Every moment that bigotry goes unanswered is a moment that allows its roots to grow deeper and stronger. Bigotry left unanswered is bigotry tacitly approved. If you don’t speak up, you are saying, in your silence, that you condone it.
In moving forward, consider the basics:
Prepare yourself, and help prepare your students. Have handy phrases you are comfortable saying. Promise yourself that you’ll speak up in these moments, then follow through.
Don’t just be reactive. Take proactive steps to help create the school climate you seek.
There is no need to apologize for speaking up. Don’t let naysayers silence you. You recognize bigotry, and you seek to eradicate it. This is important work, and you must dedicate yourself to it.
Help others prepare to speak up. Encourage the good behavior you see, especially changed behavior.
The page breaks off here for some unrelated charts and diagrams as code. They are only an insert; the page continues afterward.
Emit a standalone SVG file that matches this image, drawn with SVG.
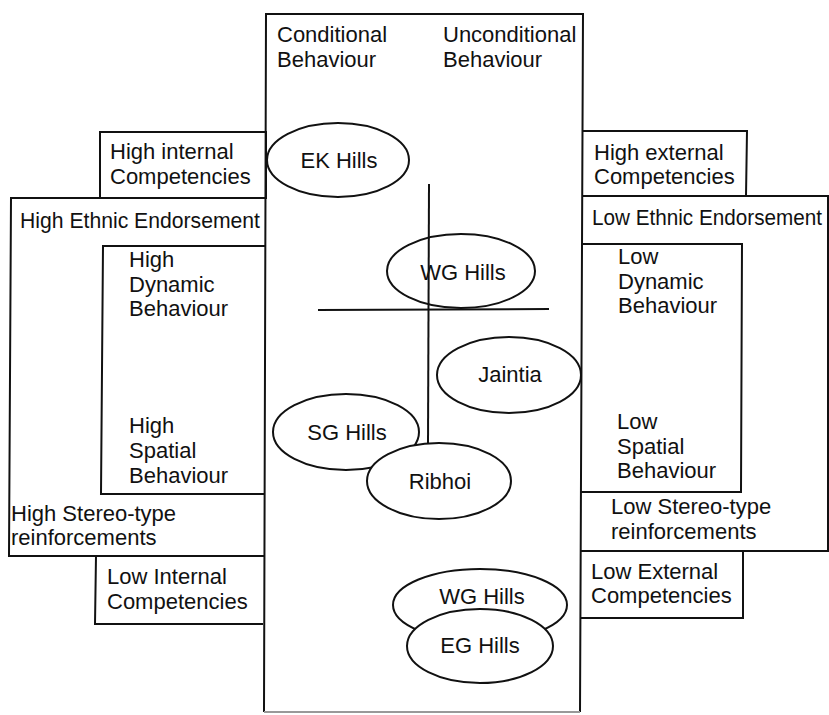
<svg xmlns="http://www.w3.org/2000/svg" width="829" height="715" viewBox="0 0 829 715">
<style>
.b{fill:none;stroke:#111;stroke-width:2}
.e{fill:#fff;stroke:#111;stroke-width:2}
text{font-family:"Liberation Sans",Arial,sans-serif;font-size:22px;fill:#111}
.c{text-anchor:middle}
</style>
<rect width="829" height="715" fill="#fff"/>
<g id="center-box">
<path class="b" d="M264,712 L266,14 L583,14 L580,712"/>
<line x1="264" y1="712" x2="580" y2="712" stroke="#999" stroke-width="2"/>
<text x="277" y="42">Conditional</text>
<text x="277" y="67">Behaviour</text>
<text x="443" y="42">Unconditional</text>
<text x="443" y="67">Behaviour</text>
</g>
<g id="high-internal">
<rect class="b" x="100" y="132" width="166" height="66"/>
<text x="110" y="159">High internal</text>
<text x="110" y="184">Competencies</text>
</g>
<g id="high-ethnic">
<path class="b" d="M266,198 L11,198 L9,556 L264,556"/>
<text x="20" y="228" textLength="240" lengthAdjust="spacingAndGlyphs">High Ethnic Endorsement</text>
<text x="11" y="521">High Stereo-type</text>
<text x="11" y="545">reinforcements</text>
</g>
<g id="high-dynamic">
<path class="b" d="M266,246 L103,246 L101,494 L264,494"/>
<text x="129" y="267">High</text>
<text x="129" y="292">Dynamic</text>
<text x="129" y="316">Behaviour</text>
<text x="129" y="433">High</text>
<text x="129" y="458">Spatial</text>
<text x="129" y="483">Behaviour</text>
</g>
<g id="low-internal">
<path class="b" d="M96,556 L95,624 L263,624"/>
<text x="107" y="584">Low Internal</text>
<text x="107" y="609">Competencies</text>
</g>
<g id="high-external">
<path class="b" d="M583,131 L747,131 L746,196 L583,196"/>
<text x="594" y="160">High external</text>
<text x="594" y="184">Competencies</text>
</g>
<g id="low-ethnic">
<path class="b" d="M583,196 L828,196 L828,551 L581,551"/>
<text x="592" y="225" textLength="230" lengthAdjust="spacingAndGlyphs">Low Ethnic Endorsement</text>
<text x="611" y="514">Low Stereo-type</text>
<text x="611" y="539">reinforcements</text>
</g>
<g id="low-dynamic">
<path class="b" d="M583,244 L742,244 L741,492 L581,492"/>
<text x="618" y="264">Low</text>
<text x="618" y="289">Dynamic</text>
<text x="618" y="313">Behaviour</text>
<text x="617" y="429">Low</text>
<text x="617" y="454">Spatial</text>
<text x="617" y="478">Behaviour</text>
</g>
<g id="low-external">
<path class="b" d="M581,618 L743,618 L743,551"/>
<text x="591" y="579">Low External</text>
<text x="591" y="603">Competencies</text>
</g>
<g id="axes">
<line class="b" x1="429" y1="184" x2="428" y2="444"/>
<line class="b" x1="318" y1="310" x2="549" y2="309"/>
</g>
<g id="ek-hills">
<ellipse class="e" cx="338" cy="160" rx="71" ry="37"/>
<text class="c" x="339" y="168">EK Hills</text>
</g>
<g id="wg-hills-upper">
<ellipse class="b" cx="461" cy="271" rx="74" ry="37"/>
<text class="c" x="463" y="280">WG Hills</text>
</g>
<g id="jaintia">
<ellipse class="e" cx="509" cy="375" rx="72" ry="38"/>
<text class="c" x="510" y="382">Jaintia</text>
</g>
<g id="sg-hills">
<ellipse class="e" cx="346" cy="432" rx="73" ry="38"/>
<text class="c" x="347" y="440">SG Hills</text>
</g>
<g id="ribhoi">
<ellipse class="e" cx="439" cy="481" rx="72" ry="38"/>
<text class="c" x="440" y="489">Ribhoi</text>
</g>
<g id="wg-hills-lower">
<ellipse class="e" cx="480" cy="605" rx="87" ry="36"/>
<text class="c" x="482" y="604">WG Hills</text>
</g>
<g id="eg-hills">
<ellipse class="e" cx="480" cy="646" rx="73" ry="37"/>
<text class="c" x="480" y="653">EG Hills</text>
</g>
</svg>
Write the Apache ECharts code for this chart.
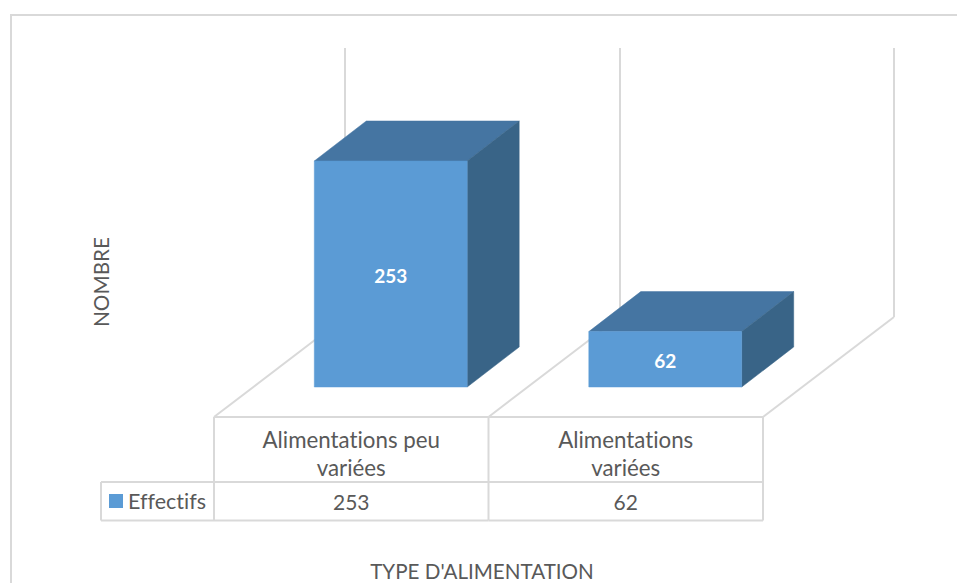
<!DOCTYPE html>
<html>
<head>
<meta charset="utf-8">
<style>
html,body{margin:0;padding:0;background:#fff}
#chart{width:957px;height:583px}
#chart text{font-variant-ligatures:none}
</style>
<script src="https://cdn.jsdelivr.net/npm/echarts@6/dist/echarts.min.js"></script>
</head>
<body>
<div id="chart"></div>
<script>
// Effectifs par type d'alimentation
const categories = ['Alimentations peu\nvariées', 'Alimentations\nvariées'];
const seriesName = 'Effectifs';
const effectifs = [253, 62];
const axisMax = 300;

const FONT = 'Lato';
const TEXT = '#595959';
const RULE = '#D9D9D9';
const FRONT = '#5B9BD5';
const TOP = '#4575A2';
const SIDE = '#396487';

// Projection offsets of the oblique view, in pixels
const floorDx = 131, floorDy = 100;   // floor depth between table edge and back wall
const barDx = 52, barDy = 40;         // depth of one bar

const rowHeader = 65, rowValue = 38.5;

function polygon(points, fill) {
  return { type: 'polygon', shape: { points }, style: { fill, stroke: fill, lineWidth: 0.5 } };
}
function rule(x1, y1, x2, y2) {
  return { type: 'line', shape: { x1, y1, x2, y2 }, style: { stroke: RULE, lineWidth: 2 } };
}
function label(text, x, y, size, fill, weight) {
  return { type: 'text', style: { text, x, y, align: 'center', verticalAlign: 'middle',
    fontFamily: FONT, fontSize: size, fontWeight: weight || 'normal', fill, lineHeight: 28 } };
}

// Floor edges and data table, hung from the back-wall scale
function renderTable(params, api) {
  const i = api.value(0);
  const band = api.size([1, 0])[0];
  const c = api.coord([i, 0]);
  const backL = c[0] - band / 2, backR = c[0] + band / 2, backY = c[1];
  const l = backL - floorDx, r = backR - floorDx, t = backY + floorDy;
  const m = t + rowHeader, b = m + rowValue;
  const children = [
    rule(backL, backY, l, t),
    rule(l, t, r, t),
    rule(l, m, r, m),
    rule(l, b, r, b),
    rule(l, t, l, b),
    label(categories[i], (l + r) / 2, t + 36.5, 22.3, TEXT),
    label(String(api.value(1)), (l + r) / 2, m + 19, 21, TEXT)
  ];
  if (i === categories.length - 1) {
    children.push(rule(backR, backY, r, t), rule(r, t, r, b));
  }
  if (i === 0) {
    // legend cell to the left of the value row
    children.push(rule(l - 113, m, l, m), rule(l - 113, b, l, b), rule(l - 113, m, l - 113, b));
  }
  return { type: 'group', children };
}

// Oblique bar: front, top and side faces
function renderBar(params, api) {
  const v = api.value(1);
  const base = api.coord([api.value(0), 0]);
  const head = api.coord([api.value(0), v]);
  const w = api.size([1, 0])[0] * 0.557;
  const l = base[0] - w / 2, r = base[0] + w / 2, y0 = base[1], y1 = head[1];
  return { type: 'group', children: [
    polygon([[l, y1], [r, y1], [r + barDx, y1 - barDy], [l + barDx, y1 - barDy]], TOP),
    polygon([[r, y1], [r + barDx, y1 - barDy], [r + barDx, y0 - barDy], [r, y0]], SIDE),
    polygon([[l, y1], [r, y1], [r, y0], [l, y0]], FRONT),
    label(String(v), base[0], (y0 + y1) / 2 + 1.5, 19, '#FFFFFF', 'bold')
  ] };
}

const rows = effectifs.map((v, i) => [i, v]);
const hiddenValue = { type: 'value', min: 0, max: axisMax, show: false, splitLine: { show: false } };

const chart = echarts.init(document.getElementById('chart'), null, { renderer: 'svg' });
chart.setOption({
  animation: false,
  backgroundColor: '#FFFFFF',
  textStyle: { fontFamily: FONT },
  grid: [
    { left: 345, top: 48, width: 549, height: 269 },       // back wall
    { left: 253.5, top: 119, width: 549, height: 268 }     // plane through the bar fronts
  ],
  xAxis: [
    { gridIndex: 0, type: 'category', data: categories,
      axisLine: { show: false }, axisTick: { show: false }, axisLabel: { show: false },
      splitLine: { show: true, interval: 0, lineStyle: { color: RULE, width: 2 } } },
    { gridIndex: 1, type: 'category', data: categories, show: false, splitLine: { show: false } }
  ],
  yAxis: [
    Object.assign({ gridIndex: 0 }, hiddenValue),
    Object.assign({ gridIndex: 1 }, hiddenValue)
  ],
  legend: {
    data: [seriesName], left: 104, top: 485, itemWidth: 14, itemHeight: 14, itemGap: 6,
    icon: 'rect', textStyle: { fontFamily: FONT, fontSize: 21.5, color: TEXT }
  },
  graphic: [
    { type: 'polyline', silent: true, z: 0,
      shape: { points: [[11, 583], [11, 15], [957, 15]] },
      style: { stroke: RULE, lineWidth: 2, fill: null } },
    { type: 'text', silent: true, x: 101, y: 282, rotation: Math.PI / 2,
      style: { text: 'NOMBRE', align: 'center', verticalAlign: 'middle',
        fontFamily: FONT, fontSize: 20.7, fill: TEXT } },
    { type: 'text', silent: true, x: 482, y: 570.5,
      style: { text: "TYPE D'ALIMENTATION", align: 'center', verticalAlign: 'middle',
        fontFamily: FONT, fontSize: 20.6, fill: TEXT } }
  ],
  series: [
    { type: 'custom', name: 'table', xAxisIndex: 0, yAxisIndex: 0, z: 1, silent: true,
      clip: false, renderItem: renderTable, data: rows, encode: { x: 0, y: 1 } },
    { type: 'custom', name: seriesName, xAxisIndex: 1, yAxisIndex: 1, z: 2, silent: true,
      clip: false, renderItem: renderBar, data: rows, encode: { x: 0, y: 1 },
      itemStyle: { color: FRONT } }
  ]
});
</script>
</body>
</html>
If someone else has spoken up before you, be the next voice, echoing that anti-bigotry message—thanking the person who has spoken up and encouraging others to join in.
This guidebook is designed for individuals, but know that you are not alone. Even in the most oppressive school environments, allies are waiting for you somewhere in the building. Maybe they are students, other teachers or counselors. Maybe they tried to speak up once, weeks or months or years ago, but felt too alone to bring change. Seek them out. Band together. Create a campaign focused on the most prominent problem at your school, and put it into place, using resources included in the appendices of this guidebook. There is power in numbers.
The campaign against bigotry involves all of us. Each of our voices matters, and each is vital to creating inclusive, socially just schools—schools that not only embrace the great diversity of our nation, but also seek to ensure all of our students are seen, heard and valued.
So speak up. Don’t let hate have the last word.